主演二人の演技や、一つ一つの演出が細やかだからだろう。
湯唯演じるアンナは、魅力をすべて削ぎ落としたかのよう。でも無表情の中に時折光る眼が美しい。例えば、ピアスの跡をさすっているのを、フンから「掻いてはダメだ」と指摘された時の表情。また、フンが「好(ハオ:よい)」「坏(ホァイ:悪い)」と言った時のかすかな反応。一瞬の動作に惹かれた。
一方の、ヒョンビン演じるフンは、アメリカ人の夫がいる韓国人女性を金づるにして、綱渡りのようなことをやっている。前半ではちゃらちゃらした態度や、しつこさ、その風貌に到るまですべてが気に食わなかったが、本気モードに入ったあたりからこちらの気持ちも変わった。最初のうちはからかい半分だった目つきが、やがて本当に相手の望みを知りたい、叶えたい、という優しさと鋭さの交差する眼差しとなる。暗い面持ちの彼女の手をとるフン。ビジネスを度外視した、彼の想いがつまったエスコートだった。
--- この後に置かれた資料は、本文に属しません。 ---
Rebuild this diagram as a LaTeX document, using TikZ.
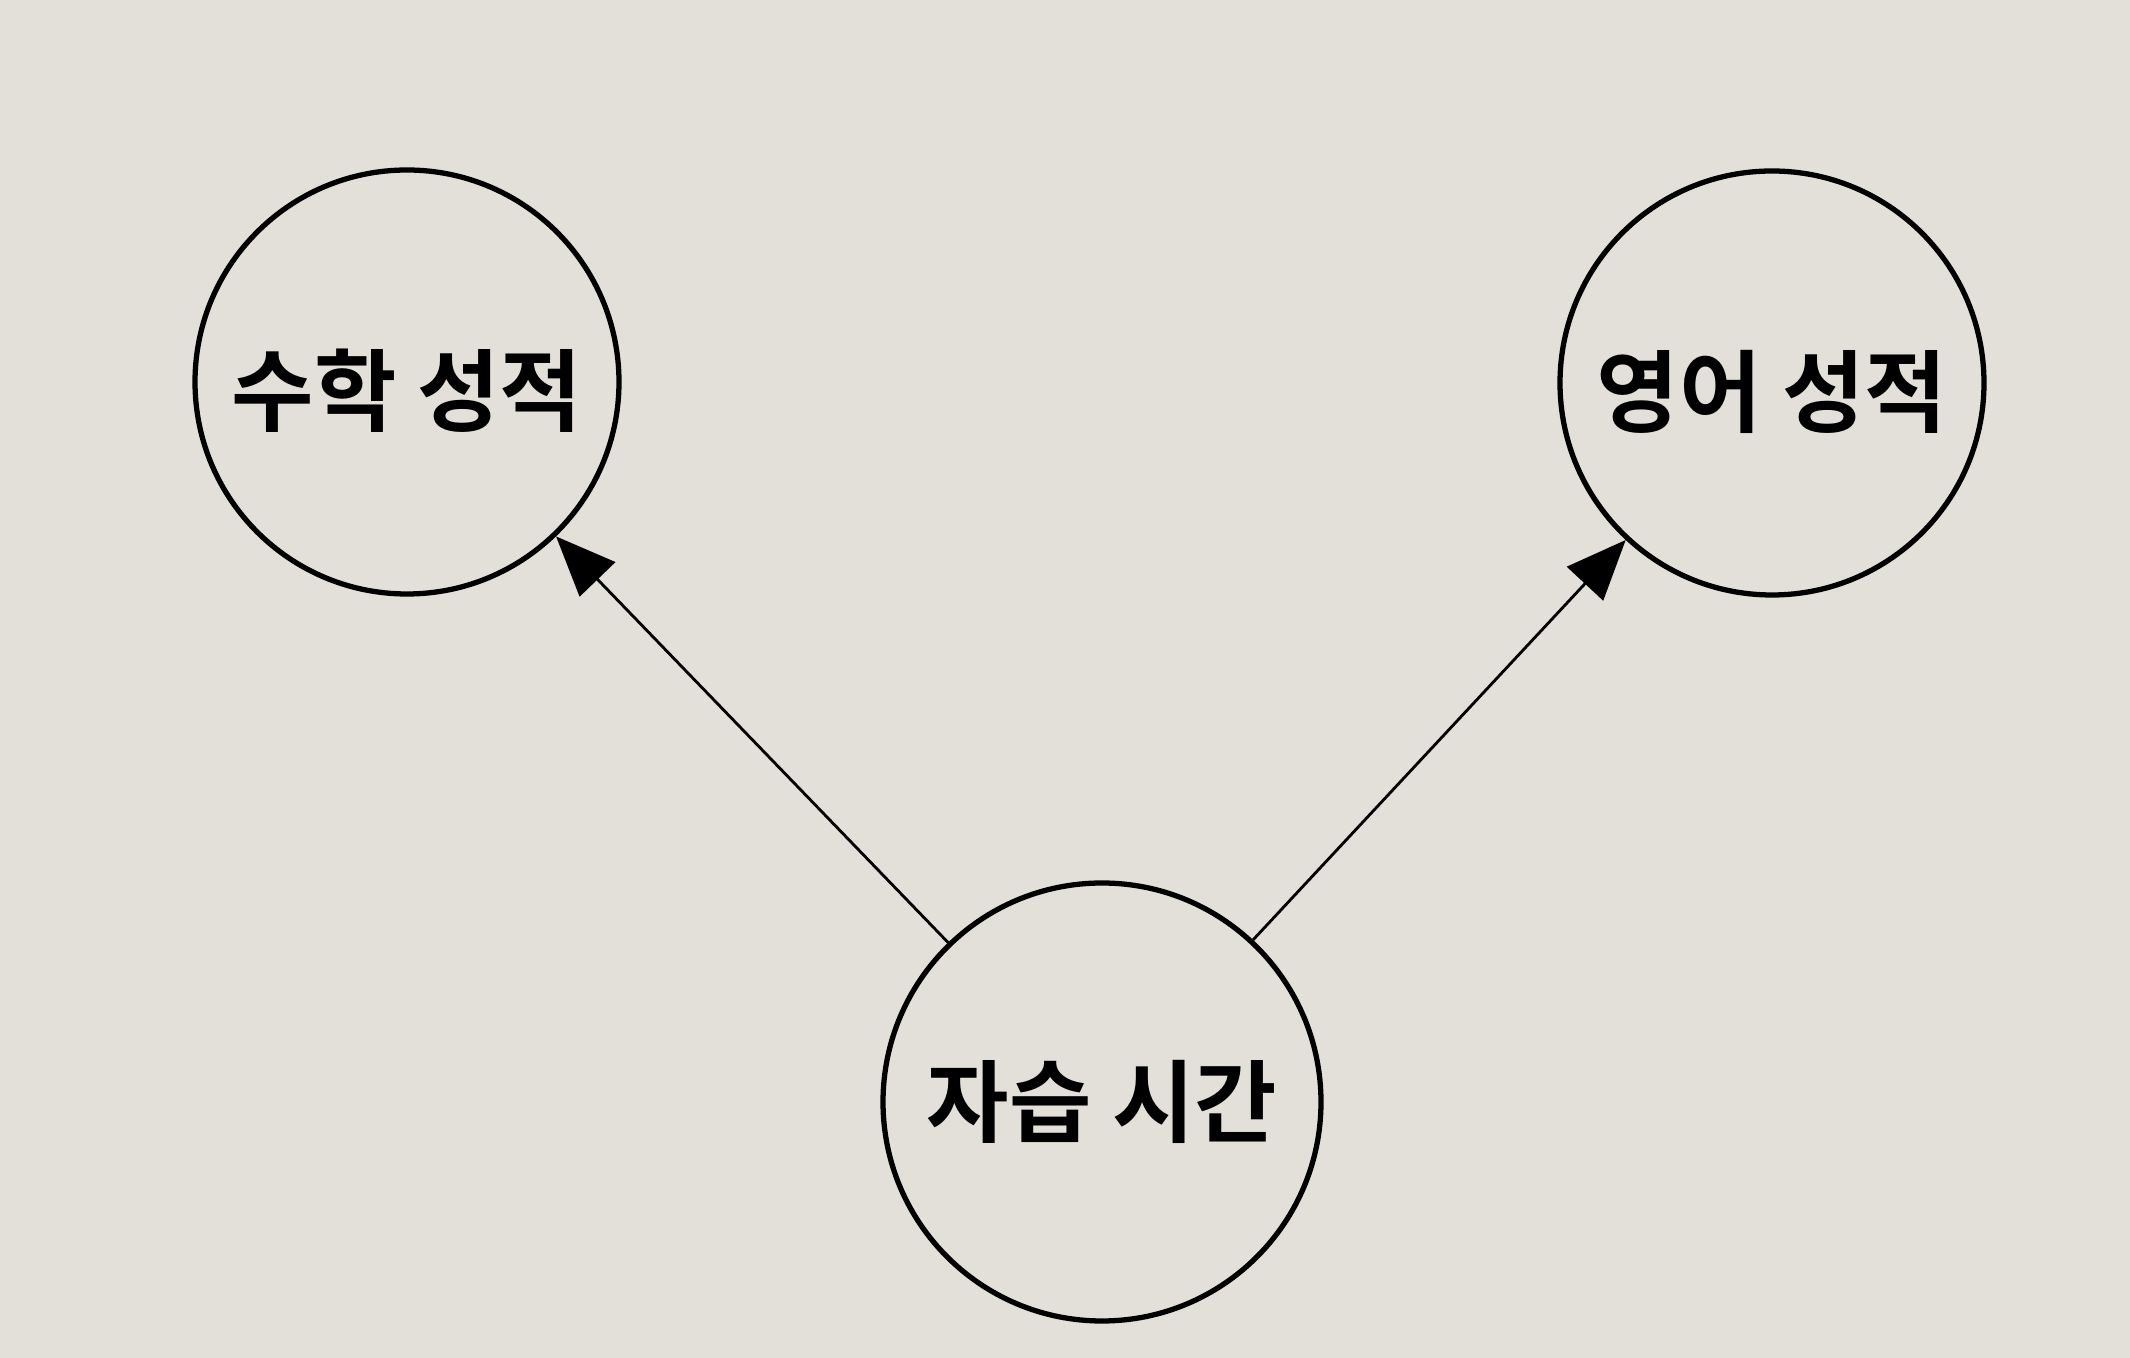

フンのさらなる気持ちの変化には、アンナの初恋の相手であるワンジン(キム・ジュンソン)の存在が大きい。
彼は結婚後のアンナに駆け落ちを持ちかける。これを知った夫がアンナに暴力をふるう。その夫をアンナは誤って死なせてしまう。この件に深く関わっているワンジンだが、アンナの収監中に彼は別の女性と結婚。アンナはこの経緯を中国語でフンに話す。二人の会話は英語でしか成立しない設定で、彼がそれをすべて理解しているとは考えられない。
ワンジンが今なおアンナに未練を持っている様子、アンナの方も心を引きずっている様子は、観ていて非常にもどかしい。(こんな奴、早く忘れちまえ!)そういう気持ちを晴らしてくれるかのように、フンはワンジンに掴みかかる。
彼はアンナのことを、どのくらいわかっているのだろう。
(ここにいる誰よりもわかっている?)
彼は本当に中国語がわからないのだろうか。
(わかっているんじゃないかと、一瞬思った。)
彼の豹変ぶりには見とれてしまった。もう最初の印象はない。人生のほとんどを芝居で固めてきたような男が素になったとき、果たしてどんな結果が待っているのだろう。
終盤については、ここでは控えよう。
日本のリメイク版は『約束』。これが果たされる時は来るのだろうか。
「余韻」がテーマのマイベストなら、間違いなく十指に入る作品。